My father worked in London, and my mother went back to work also in London, so I was a latchkey child. Food, of course, was very restricted, but I never went hungry. My family never used the Black Market and food was so precious that I was never allowed to risk learning to cook, and the Domestic Science Lab at school was shut. Instead of sweets, on my way home from school I used to buy a bag of chocolaty cake sprinkles, and thought they tasted lovely! Occasionally the message quickly went round that a consignment of oranges had arrived in the shops and everybody dropped everything and rushed to join the queue — I think my parents always gave me theirs. My mother was very good at needlework and I learnt from her. We used up every scrap of material and remade old clothes. Silk parachutes were very useful, though they could only be dyed into pastel colours. I still find it difficult to dispose of unwanted items in case they may come in useful at a later date.

The family with three children who lived next door to us had moved to Porthcurno in Cornwall, as their father worked for Cable and Wireless, and towards the end of the war I used to go to spend holidays with them. Thinking back I am really surprised that my parents allowed me (aged fourteen) to travel alone by train from London to Penzance in wartime. I can remember travelling in trains so crowded with passengers sitting on suitcases in the corridors that no-one could pass along, and one time was very embarrassed to be the only girl sitting in a carriage full of soldiers. All names had been removed from the stations, and at night it was so dark without any lights that when the train stopped we had to be sure there was actually a platform there before stepping out. One time I arrived back in London in the middle of an air-raid, which was scary.

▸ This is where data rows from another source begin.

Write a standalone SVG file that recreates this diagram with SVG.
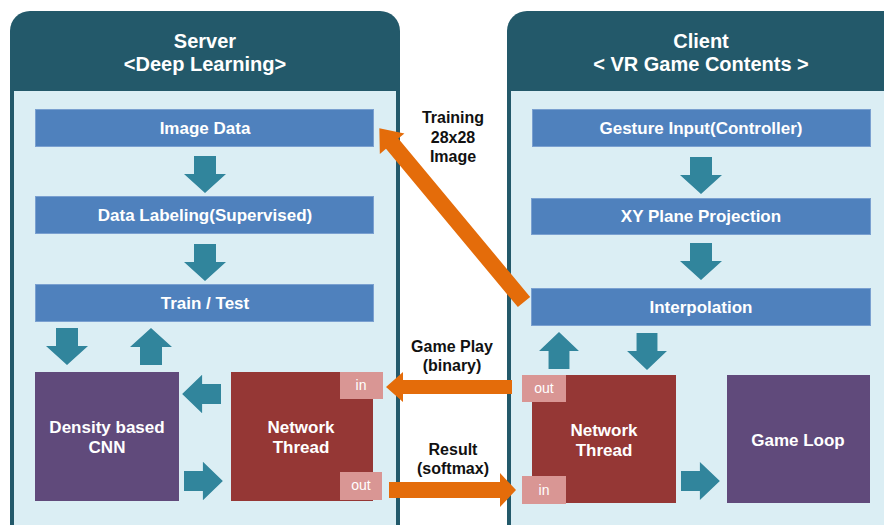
<svg xmlns="http://www.w3.org/2000/svg" width="884" height="525" viewBox="0 0 884 525">
  <style>
    .panel { fill: #23596A; }
    .inner { fill: #DBEEF4; }
    .step { fill: #4F81BD; stroke: #7AA0D0; stroke-width: 1; }
    .cnn { fill: #604A7B; }
    .net { fill: #953735; }
    .port { fill: #D99694; }
    .flow { fill: #31859C; }
    .link { fill: #E46C0A; }
    text { font-family: "Liberation Sans", Arial, sans-serif; text-anchor: middle; }
    .title { fill: #FFFFFF; font-size: 20px; font-weight: bold; }
    .lbl { fill: #FFFFFF; font-size: 17px; font-weight: bold; }
    .big { fill: #FFFFFF; font-size: 17px; font-weight: bold; }
    .portlbl { fill: #FFFFFF; font-size: 14px; }
    .msg { fill: #111111; font-size: 16px; font-weight: bold; }
  </style>
  <defs>
    <!-- block arrow pointing down, origin at top centre -->
    <path id="blk" d="M-11,0 H11 V18 H21 L0,37 L-21,18 H-11 Z"/>
  </defs>

  <rect width="884" height="525" fill="#FFFFFF"/>

  <!-- Server panel -->
  <g id="server">
    <rect class="panel" x="10" y="11" width="390" height="540" rx="20"/>
    <rect class="inner" x="14" y="91" width="382" height="460"/>
    <text class="title" x="205" y="48">Server</text>
    <text class="title" x="205" y="71">&lt;Deep Learning&gt;</text>
  </g>

  <!-- Client panel -->
  <g id="client">
    <rect class="panel" x="507" y="11" width="400" height="540" rx="20"/>
    <rect class="inner" x="511" y="91" width="392" height="460"/>
    <text class="title" x="701" y="48">Client</text>
    <text class="title" x="701" y="71">&lt; VR Game Contents &gt;</text>
  </g>

  <!-- Server steps -->
  <g id="image-data">
    <rect class="step" x="35.5" y="109.5" width="338" height="37"/>
    <text class="lbl" x="205" y="134">Image Data</text>
  </g>
  <g id="data-labeling">
    <rect class="step" x="35.5" y="196.5" width="338" height="37"/>
    <text class="lbl" x="205" y="221">Data Labeling(Supervised)</text>
  </g>
  <g id="train-test">
    <rect class="step" x="35.5" y="284.5" width="338" height="37"/>
    <text class="lbl" x="205" y="309">Train / Test</text>
  </g>
  <g id="density-cnn">
    <rect class="cnn" x="35" y="372" width="144" height="129"/>
    <text class="big" x="107" y="433">Density based</text>
    <text class="big" x="107" y="453">CNN</text>
  </g>
  <g id="server-network-thread">
    <rect class="net" x="231" y="372" width="142" height="129"/>
    <text class="big" x="301" y="433">Network</text>
    <text class="big" x="301" y="453">Thread</text>
    <rect class="port" x="340" y="372" width="43" height="27"/>
    <text class="portlbl" x="361" y="390">in</text>
    <rect class="port" x="340" y="472" width="42" height="28"/>
    <text class="portlbl" x="361" y="490">out</text>
  </g>

  <!-- Client steps -->
  <g id="gesture-input">
    <rect class="step" x="532.5" y="109.5" width="338" height="37"/>
    <text class="lbl" x="701" y="134">Gesture Input(Controller)</text>
  </g>
  <g id="xy-projection">
    <rect class="step" x="531.5" y="198.5" width="339" height="36"/>
    <text class="lbl" x="701" y="222">XY Plane Projection</text>
  </g>
  <g id="interpolation">
    <rect class="step" x="531.5" y="288.5" width="339" height="37"/>
    <text class="lbl" x="701" y="313">Interpolation</text>
  </g>
  <g id="client-network-thread">
    <rect class="net" x="532" y="375" width="144" height="128"/>
    <text class="big" x="604" y="436">Network</text>
    <text class="big" x="604" y="456">Thread</text>
    <rect class="port" x="522" y="375" width="44" height="27"/>
    <text class="portlbl" x="544" y="393">out</text>
    <rect class="port" x="522" y="476" width="44" height="28"/>
    <text class="portlbl" x="544" y="495">in</text>
  </g>
  <g id="game-loop">
    <rect class="cnn" x="727" y="375" width="143" height="128"/>
    <text class="big" x="798" y="446">Game Loop</text>
  </g>

  <!-- Connectors -->
  <g id="connectors">
    <!-- server flow -->
    <use href="#blk" class="flow" transform="translate(205,156)"/>
    <use href="#blk" class="flow" transform="translate(205,244)"/>
    <use href="#blk" class="flow" transform="translate(67,328)"/>
    <use href="#blk" class="flow" transform="translate(151,365) rotate(180)"/>
    <use href="#blk" class="flow" transform="translate(221,394) rotate(90) scale(0.92,1.05)"/>
    <use href="#blk" class="flow" transform="translate(184,481) rotate(-90) scale(0.92,1.05)"/>
    <!-- client flow -->
    <use href="#blk" class="flow" transform="translate(701,157)"/>
    <use href="#blk" class="flow" transform="translate(701,243)"/>
    <use href="#blk" class="flow" transform="translate(559,369) rotate(180) scale(0.95,1)"/>
    <use href="#blk" class="flow" transform="translate(647,333) scale(0.95,1)"/>
    <use href="#blk" class="flow" transform="translate(681,481) rotate(-90) scale(0.9,1.05)"/>

    <!-- network links between client and server -->
    <path class="link" transform="translate(524,302) rotate(230.2)" d="M0,-8 H206 V-16 L226,0 L206,16 V8 H0 Z"/>
    <path class="link" d="M512,380 V394 H403 V402 L386,387 L403,372 V380 Z"/>
    <path class="link" d="M389,482 H500 V473 L516,490 L500,507 V498 H389 Z"/>

    <text class="msg" x="453" y="123">Training</text>
    <text class="msg" x="453" y="143">28x28</text>
    <text class="msg" x="453" y="162">Image</text>
    <text class="msg" x="452" y="352">Game Play</text>
    <text class="msg" x="452" y="371">(binary)</text>
    <text class="msg" x="453" y="455">Result</text>
    <text class="msg" x="453" y="474">(softmax)</text>
  </g>
</svg>
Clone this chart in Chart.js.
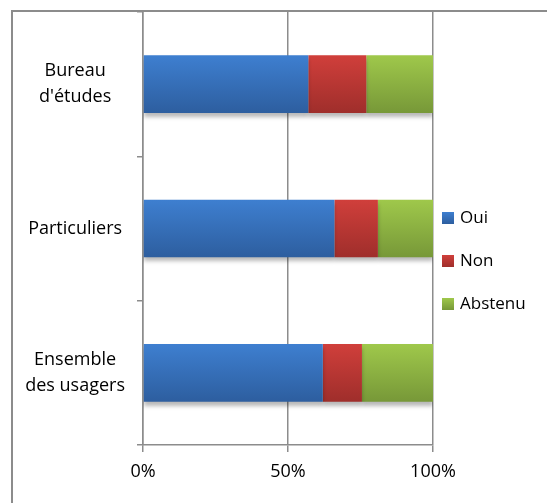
<!DOCTYPE html>
<html>
<head>
<meta charset="utf-8">
<script src="https://cdn.jsdelivr.net/npm/chart.js@4"></script>
<style>
  html, body { margin: 0; padding: 0; background: #fff; }
  body { width: 547px; height: 503px; position: relative; overflow: hidden; font-family: "Open Sans", sans-serif; }
  #frame { position: absolute; left: 11px; top: 10px; width: 600px; height: 600px; border-top: 2px solid #8c8c8c; border-left: 2px solid #8c8c8c; box-sizing: border-box; }
  #wrap { position: absolute; left: 0; top: 0; width: 547px; height: 503px; }
  #legend { position: absolute; left: 442px; top: 205px; margin: 0; padding: 0; list-style: none; }
  #legend li { height: 43px; display: flex; align-items: flex-start; font-size: 17px; color: #000; line-height: 24px; }
  #legend .box { width: 12px; height: 12px; margin-top: 7px; margin-right: 6px; }
</style>
</head>
<body>
<div id="frame"></div>
<div id="wrap"><canvas id="c" width="547" height="503"></canvas></div>
<ul id="legend"></ul>
<script>
// ---- Data ----
const categories = [["Bureau", "d'études"], ["Particuliers"], ["Ensemble", "des usagers"]];
const seriesNames = ["Oui", "Non", "Abstenu"];
const oui = [57, 66, 62];
const non = [20, 15, 13.5];
const abstenu = [23, 19, 24.5];
const xTicks = [0, 50, 100];

const palette = [
  ["#3e7fd0", "#2d5e9f"],
  ["#d03f3b", "#9f2e2b"],
  ["#9fc84b", "#779838"]
];

function grad(top, bottom) {
  return (ctx) => {
    const chart = ctx.chart;
    const y = chart.scales && chart.scales.y;
    if (!y || ctx.dataIndex === undefined || !isFinite(y.top)) return top;
    const center = y.getPixelForValue(ctx.dataIndex);
    const h = (y.bottom - y.top) / categories.length * 0.4;
    const g = chart.ctx.createLinearGradient(0, center - h / 2, 0, center + h / 2);
    g.addColorStop(0, top);
    g.addColorStop(1, bottom);
    return g;
  };
}

const shadowPlugin = {
  id: 'barShadow',
  beforeDatasetsDraw(chart) {
    const c = chart.ctx;
    c.save();
    c.shadowColor = 'rgba(0,0,0,0.28)';
    c.shadowBlur = 4;
    c.shadowOffsetX = 0;
    c.shadowOffsetY = 4;
  },
  afterDatasetsDraw(chart) { chart.ctx.restore(); }
};

const seriesData = [oui, non, abstenu];
const gridColor = '#8c8c8c';

const chart = new Chart(document.getElementById('c'), {
  type: 'bar',
  data: {
    labels: categories,
    datasets: seriesNames.map((name, i) => ({
      label: name,
      data: seriesData[i],
      backgroundColor: grad(palette[i][0], palette[i][1]),
      borderWidth: 0,
      barPercentage: 0.4,
      categoryPercentage: 1.0
    }))
  },
  options: {
    indexAxis: 'y',
    responsive: false,
    animation: false,
    layout: { padding: { top: 12, right: 114, bottom: 0, left: 0 } },
    plugins: { legend: { display: false }, tooltip: { enabled: false } },
    scales: {
      x: {
        stacked: true,
        min: 0, max: 100,
        afterBuildTicks: (s) => { s.ticks = xTicks.map(v => ({ value: v })); },
        afterFit: (s) => { s.height = 58; s.paddingLeft = 0; s.paddingRight = 0; },
        ticks: {
          callback: (v) => v + '%',
          color: '#000',
          font: { family: 'Open Sans', size: 18 },
          padding: 9
        },
        grid: { color: gridColor, lineWidth: 1.5, tickLength: 7, drawTicks: true },
        border: { color: gridColor, width: 1.5 }
      },
      y: {
        stacked: true,
        afterFit: (s) => { s.width = 143; s.paddingTop = 0; s.paddingBottom = 0; },
        ticks: {
          crossAlign: 'center',
          color: '#000',
          font: { family: 'Open Sans', size: 18, lineHeight: 1.45 },
          padding: 12
        },
        grid: { drawOnChartArea: false, color: gridColor, lineWidth: 1.5, tickLength: 6, offset: true },
        border: { color: gridColor, width: 1.5 }
      }
    }
  },
  plugins: [shadowPlugin]
});

// HTML legend built from the chart datasets
const ul = document.getElementById('legend');
chart.data.datasets.forEach((ds, i) => {
  const li = document.createElement('li');
  const b = document.createElement('span');
  b.className = 'box';
  b.style.background = 'linear-gradient(' + palette[i][0] + ',' + palette[i][1] + ')';
  const t = document.createElement('span');
  t.textContent = ds.label;
  li.appendChild(b); li.appendChild(t);
  ul.appendChild(li);
});
</script>
</body>
</html>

When I was staying with my friends in Porthcurno at Christmas 1944, it was arranged that I should stay on there because of all the V1s and V2s round London, so I went to the Penzance school for a term. I spent a very happy time there with a group of local teenagers playing on the lovely beach where the entrance had been cleared of barbed wire, and on the cliffs round the disused Minack theatre. The film Love Story, starring Margaret Lockwood and Stewart Granger, was made there and my friends became extras, but I wasn't there at the time.

My mother sent me my first pair of slacks, in grey, which fitted perfectly, and I was very proud of them. I was really impressed that my friend knew how to make a Yorkshire pudding, as I had never been able to try any cooking. Dances and ENSA concerts were held in the hall there, and I can remember the Gordon Highlanders and at another time Italian prisoners-of-war occupying the Training School buildings there. I had no idea that a secret tunnel had been cut into the cliffs to protect the undersea cables going out to all parts of the world and that it was such a strategically important place, and it is very interesting to visit the museum there now. I don’t know if my parents ever knew that Porthcurno was a potential target, or if it was because the war was drawing to a close and it was obviously safer than London.

There was an exceptionally heavy fall of snow for Cornwall while I was there, and we couldn’t get to school for several days, much to our delight, as the coach couldn’t navigate a hairpin bend.

I returned home to my own school before VE Day, and there was a huge bonfire down the road as part of the celebrations. It was wonderful to see all the lights on again.

My whole family was really lucky as we came through the war without any casualties, although we all lived around London. My father, having served in the First World War, was too old for the forces. My mother’s youngest brother was the only one young enough and served in Italy, while my cousins and I were just too young.

I was about the same age as Anne Frank, and when I later read her story it brought it home to me how very fortunate I had been in my war.